Week 5: Albuquerque
The week began in Austin, where Rob and I spent Saturday through Monday with Jamie and a couple of Rob and Jamie's friends from Tahoe, mostly playing RPGs. Not the best game ever, but most of it went fairly well.
On return to Albuquerque, picked up my photos (disappointing results—I clearly don't know how to take good outdoor portraits without either washing out the subjects or putting them in deep shadow), watched movies, ran errands. On Wednesday, I took Rob to the airport; he flew off to Japan for a ten-day business trip.
Observation about Albuquerque: I saw three rainbow-flag bumper stickers in the first two days I was here, though I'd seen a total of zero in the entire LA area.
I went to the ABQ AAA office—I'd been meaning to go by AAA and get maps ever since I arrived in LA, but hadn't done so—and picked up about a dozen maps, covering pretty much everywhere I intend to be in the next few months. Finished up a SWAPA 'zine and emailed it in (with an assist from Jay). Noticed I'd driven about 2500 miles since leaving home. Ran errands, tried to get clip-on sunglasses, spent some time in Rob's Magic & Juggling Shop talking to Rob Weinstein about juggling, and did miscellaneous cleaning at Rob(Smith)'s place.
Now, those of you who've been following this adventure from the start may recall that the point of taking time off work was to spend some time writing fiction. You may also have noticed that I've barely mentioned writing so far. The unfortunate truth is that, except for a little work on the outline for the aforementioned screenplay, I'd written no fiction thus far on the trip, after a month on the road. On Friday the 20th, having dealt with email, SWAPA, letters, my journal, gaming writeups, and anything else non-fictional I could think of to avoid writing fiction, I finally settled down to work. I fleshed out the screenplay outline considerably and typed up a scene I'd written longhand on the plane back from Austin. It felt good to finally do some writing, but it wasn't really enough.
So I proceeded to watch several more movies and some TV. Also took a walk outside. There's little that makes me happier than warm sunlight on my skin. Drug-like euphoria.
And finally on Saturday evening I worked on a story. I have about half a dozen stories that are very close to completion, that just need a solid editing pass to be worth sending out; I picked one of them and began incorporating comments from friends, making details more vivid and reworking confusing time sequences. One of the comments was that I really ought to cut the first two scenes and start on p. 3, which bothered me because I hear this a lot about my stories. It's frustrating; I like my openings. But then, as a reader I like to have some time to ease into a story; I'd rather not have to be paying full attention to the opening paragraph or so. Whereas everyone else seems to prefer a slam-bang start. I've lost count of the number of times I've been told "Your story really starts here on page three." I suppose I ought to just throw out the first two pages of every story... But usually when people say that it's because when I started the story I had no idea where I was going. I can't really write a beginning until I've written an ending, by which time the beginning is so fixed in place that I have a hard time trashing it and starting over. Sigh.

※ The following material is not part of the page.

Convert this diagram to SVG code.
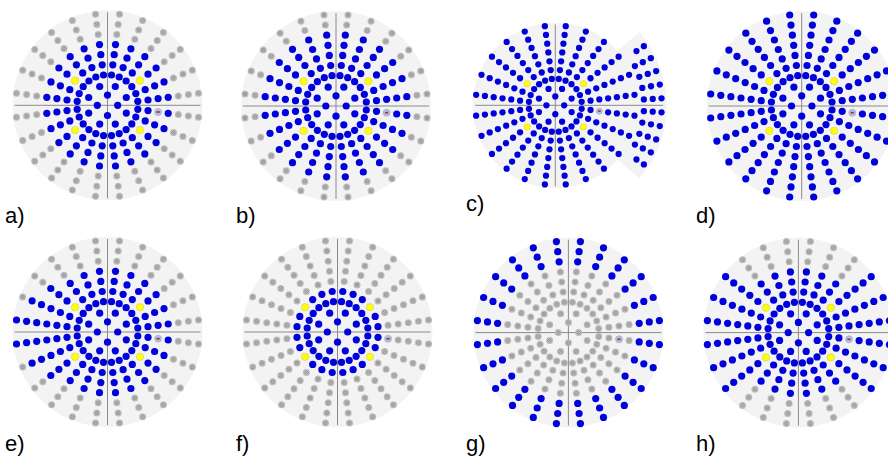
<svg xmlns="http://www.w3.org/2000/svg" xmlns:xlink="http://www.w3.org/1999/xlink" width="888" height="460" viewBox="0 0 888 460">
<style>
.pt{fill:none;stroke:none}
.pb{marker-start:url(#mb);marker-mid:url(#mb);marker-end:url(#mb)}
.pg{marker-start:url(#mg);marker-mid:url(#mg);marker-end:url(#mg)}
.py{marker-start:url(#my);marker-mid:url(#my);marker-end:url(#my)}
.bg{fill:#f3f3f3}
.ax{stroke:#8a8a8a;stroke-width:1;vector-effect:non-scaling-stroke}
.lbl{font-family:"Liberation Sans",Arial,sans-serif;font-size:22px;fill:#000}
</style>
<defs>
<marker id="mb" markerUnits="userSpaceOnUse" markerWidth="10" markerHeight="10" refX="5" refY="5" overflow="visible"><circle cx="5" cy="5" r="3.6" fill="#0000dc"/></marker>
<marker id="mg" markerUnits="userSpaceOnUse" markerWidth="10" markerHeight="10" refX="5" refY="5" overflow="visible"><circle cx="5" cy="5" r="3.5" fill="#bcbcbc"/><circle cx="5" cy="5" r="1.7" fill="#d0d0d0" stroke="#808080" stroke-width=".6"/><path d="M3.9 3.9L6.1 6.1M6.1 3.9L3.9 6.1" stroke="#808080" stroke-width=".6"/></marker>
<marker id="my" markerUnits="userSpaceOnUse" markerWidth="10" markerHeight="10" refX="5" refY="5" overflow="visible"><circle cx="5" cy="5" r="3.7" fill="#ffff00" stroke="#c9c98a" stroke-width=".6"/></marker>
<g id="bs"><circle cx="50.6" cy="6.7" r="3.5" fill="#a9c6e6" stroke="#8fa8c8" stroke-width=".6"/><rect x="49" y="5.8" width="3.2" height="1.8" fill="#e02020"/></g>
<path id="r1" class="pt" d="M10.2 0 0 -10.2 -10.2 0 0 10.2"/>
<path id="r2" class="pt" d="M18.8 -7.8 7.8 -18.8 -7.8 -18.8 -18.8 -7.8 -18.8 7.8 -7.8 18.8 7.8 18.8 18.8 7.8"/>
<path id="r3" class="pt" d="M30.3 -4 28.3 -11.7 24.3 -18.6 18.6 -24.3 11.7 -28.3 4 -30.3 -4 -30.3 -11.7 -28.3 -18.6 -24.3 -24.3 -18.6 -28.3 -11.7 -30.3 -4 -30.3 4 -28.3 11.7 -24.3 18.6 -18.6 24.3 -11.7 28.3 -4 30.3 4 30.3 11.7 28.3 18.6 24.3 24.3 18.6 28.3 11.7 30.3 4"/>
<path id="r4" class="pt" d="M40.5 -5.3 37.7 -15.6 24.8 -32.4 15.6 -37.7 5.3 -40.5 -5.3 -40.5 -15.6 -37.7 -24.8 -32.4 -37.7 -15.6 -40.5 -5.3 -40.5 5.3 -37.7 15.6 -24.8 32.4 -15.6 37.7 -5.3 40.5 5.3 40.5 15.6 37.7 24.8 32.4 37.7 15.6 40.5 5.3"/>
<path id="yel" class="pt" d="M32.4 -24.8 -32.4 -24.8 -32.4 24.8 32.4 24.8"/>
<path id="r5" class="pt" d="M50.6 -6.7 47.1 -19.5 40.5 -31.1 31.1 -40.5 19.5 -47.1 6.7 -50.6 -6.7 -50.6 -19.5 -47.1 -31.1 -40.5 -40.5 -31.1 -47.1 -19.5 -50.6 -6.7 -50.6 6.7 -47.1 19.5 -40.5 31.1 -31.1 40.5 -19.5 47.1 -6.7 50.6 6.7 50.6 19.5 47.1 31.1 40.5 40.5 31.1 47.1 19.5"/>
<path id="r6" class="pt" d="M60.7 -8 56.5 -23.4 48.6 -37.3 37.3 -48.6 23.4 -56.5 8 -60.7 -8 -60.7 -23.4 -56.5 -37.3 -48.6 -48.6 -37.3 -56.5 -23.4 -60.7 -8 -60.7 8 -56.5 23.4 -48.6 37.3 -37.3 48.6 -23.4 56.5 -8 60.7 8 60.7 23.4 56.5 37.3 48.6 48.6 37.3 56.5 23.4 60.7 8"/>
<path id="s7" class="pt" d="M43.5 -56.7 27.3 -66 9.3 -70.8 -9.3 -70.8 -27.3 -66 -43.5 -56.7 -43.5 56.7 -27.3 66 -9.3 70.8 9.3 70.8 27.3 66 43.5 56.7"/>
<path id="s8" class="pt" d="M49.7 -64.7 31.2 -75.4 10.7 -80.9 -10.7 -80.9 -31.2 -75.4 -49.7 -64.7 -49.7 64.7 -31.2 75.4 -10.7 80.9 10.7 80.9 31.2 75.4 49.7 64.7"/>
<path id="s9" class="pt" d="M55.9 -72.8 35.1 -84.8 12 -91 -12 -91 -35.1 -84.8 -55.9 -72.8 -55.9 72.8 -35.1 84.8 -12 91 12 91 35.1 84.8 55.9 72.8"/>
<path id="rs7" class="pt" d="M70.8 -9.3 66 -27.3 56.7 -43.5 70.8 9.3 66 27.3 56.7 43.5"/>
<path id="rs8" class="pt" d="M80.9 -10.7 75.4 -31.2 64.7 -49.7 80.9 10.7 75.4 31.2 64.7 49.7"/>
<path id="rs9" class="pt" d="M91 -12 84.8 -35.1 72.8 -55.9 91 12 84.8 35.1 72.8 55.9"/>
<path id="la7" class="pt" d="M-70.8 -9.3 -70.8 9.3"/>
<path id="la8" class="pt" d="M-80.9 -10.7 -80.9 10.7"/>
<path id="la9" class="pt" d="M-91 -12 -91 12"/>
<path id="lb7" class="pt" d="M-66 -27.3 -66 27.3"/>
<path id="lb8" class="pt" d="M-75.4 -31.2 -75.4 31.2"/>
<path id="lb9" class="pt" d="M-84.8 -35.1 -84.8 35.1"/>
<path id="lc7" class="pt" d="M-56.7 -43.5 -56.7 43.5"/>
<path id="lc8" class="pt" d="M-64.7 -49.7 -64.7 49.7"/>
<path id="lc9" class="pt" d="M-72.8 -55.9 -72.8 55.9"/>
<path id="xc" class="pt" d="M101.8 -6.7 100 -19.9 96.6 -32.8 91.5 -45.1 112 -7.3 110 -21.9 106.3 -36.1 100.6 -49.6 93.3 -62.3 122.1 -8 120.1 -23.9 115.9 -39.3 109.8 -54.1 101.8 -68 101.8 6.7 100 19.9 96.6 32.8 91.5 45.1 112 7.3 110 21.9 106.3 36.1 100.6 49.6 93.3 62.3 122.1 8 120.1 23.9 115.9 39.3 109.8 54.1 101.8 68"/>
<g id="in"><use href="#r1"/><use href="#r2"/><use href="#r3"/><use href="#r4"/></g>
<g id="g7"><use href="#s7"/><use href="#rs7"/><use href="#la7"/><use href="#lb7"/><use href="#lc7"/></g>
<g id="g8"><use href="#s8"/><use href="#rs8"/><use href="#la8"/><use href="#lb8"/><use href="#lc8"/></g>
<g id="g9"><use href="#s9"/><use href="#rs9"/><use href="#la9"/><use href="#lb9"/><use href="#lc9"/></g>
<g id="frame"><circle r="95" class="bg"/><line class="ax" x1="-93" y1="0" x2="93" y2="0"/><line class="ax" x1="0" y1="-93" x2="0" y2="93"/></g>
</defs>

<g id="panel-a" transform="translate(107.5,105.3)">
<use href="#frame"/>
<g class="pb"><use href="#in"/><use href="#r5"/><use href="#r6"/></g>
<g class="pg"><use href="#g7"/><use href="#g8"/><use href="#g9"/></g>
<use href="#yel" class="py"/><use href="#bs"/>
</g>

<g id="panel-b" transform="translate(336,106)">
<use href="#frame"/>
<g class="pb"><use href="#in"/><use href="#r5"/><use href="#r6"/><use href="#g7"/></g>
<g class="pg"><use href="#g8"/><use href="#g9"/></g>
<use href="#yel" class="py"/><use href="#bs"/>
</g>

<g id="panel-c" transform="translate(555.3,105.3) scale(0.87)">
<circle r="95" class="bg"/>
<path class="bg" d="M0 0L96.6 -84A128 128 0 0 1 96.6 84Z"/>
<line class="ax" x1="-92" y1="0" x2="124" y2="0"/><line class="ax" x1="0" y1="-93" x2="0" y2="93"/>
<g class="pb"><use href="#in"/><use href="#r5"/><use href="#r6"/><use href="#g7"/><use href="#g8"/><use href="#g9"/><use href="#xc"/></g>
<use href="#yel" class="py"/><use href="#bs"/>
</g>

<g id="panel-d" transform="translate(801.7,106)">
<use href="#frame"/>
<g class="pb"><use href="#in"/><use href="#r5"/><use href="#r6"/><use href="#g7"/><use href="#g8"/><use href="#g9"/></g>
<use href="#yel" class="py"/><use href="#bs"/>
</g>

<g id="panel-e" transform="translate(107.5,332)">
<use href="#frame"/>
<g class="pb"><use href="#in"/><use href="#r5"/><use href="#r6"/><use href="#la7"/><use href="#lb7"/><use href="#lc7"/><use href="#la8"/><use href="#lb8"/><use href="#la9"/></g>
<g class="pg"><use href="#s7"/><use href="#s8"/><use href="#s9"/><use href="#rs7"/><use href="#rs8"/><use href="#rs9"/><use href="#lc8"/><use href="#lb9"/><use href="#lc9"/></g>
<use href="#yel" class="py"/><use href="#bs"/>
</g>

<g id="panel-f" transform="translate(337.5,332)">
<use href="#frame"/>
<g class="pb"><use href="#in"/></g>
<g class="pg"><use href="#r5"/><use href="#r6"/><use href="#g7"/><use href="#g8"/><use href="#g9"/></g>
<use href="#yel" class="py"/><use href="#bs"/>
</g>

<g id="panel-g" transform="translate(568.4,332.6)">
<use href="#frame"/>
<g class="pg"><use href="#in"/><use href="#yel"/><use href="#r5"/><use href="#r6"/></g>
<g class="pb"><use href="#g7"/><use href="#g8"/><use href="#g9"/></g>
<use href="#bs"/>
</g>

<g id="panel-h" transform="translate(798.4,332.6)">
<use href="#frame"/>
<g class="pb"><use href="#in"/><use href="#r5"/><use href="#r6"/><use href="#rs7"/><use href="#rs8"/><use href="#rs9"/><use href="#la7"/><use href="#la8"/><use href="#la9"/><use href="#lb7"/><use href="#lb8"/><use href="#lb9"/><use href="#lc7"/><use href="#lc8"/><use href="#lc9"/></g>
<g class="pg"><use href="#s7"/><use href="#s8"/><use href="#s9"/></g>
<use href="#yel" class="py"/><use href="#bs"/>
</g>

<g id="labels">
<text class="lbl" x="5" y="223">a)</text>
<text class="lbl" x="236" y="223">b)</text>
<text class="lbl" x="466" y="211">c)</text>
<text class="lbl" x="696" y="223">d)</text>
<text class="lbl" x="5" y="451">e)</text>
<text class="lbl" x="236" y="451">f)</text>
<text class="lbl" x="466" y="451">g)</text>
<text class="lbl" x="696" y="451">h)</text>
</g>
</svg>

The next week, fortunately, was more productive in terms of fiction.
Movies, Books, etc.
- Strange Days
- Best movie I've seen this year, best cyberpunk movie there is. Unfortunately also rather graphically violent and very intense; not for everyone.
- Princess Caraboo
- Charming. I laughed and cried; it has problems, but well worth seeing anyway.
- Light Sleeper
- Fascinating writing, but overall didn't quite work for me. The interactions between DaFoe, Sarandon, and their partner is well done, though.
- A Funny Thing Happened on the Way to the Forum
- Fun, fluffy; not brilliant, but not bad. Unfortunately boring songs even though they're by Sondheim.
- Bitter Moon
- Mostly dreadful, but with some very poetic bits of writing here and there.
- Torch Song Trilogy
- Disjointed beginning, but gets better. Matthew Broderick kisses a man on-screen!
- Lone Star
- Rich, compelling Sayles movie; not, alas, as surprising as it wants to be, but quite good.
- The Remains of the Day
- I wanted to take Hopkins by the lapels and shake some sense into him. Good performances, but irritating story/character.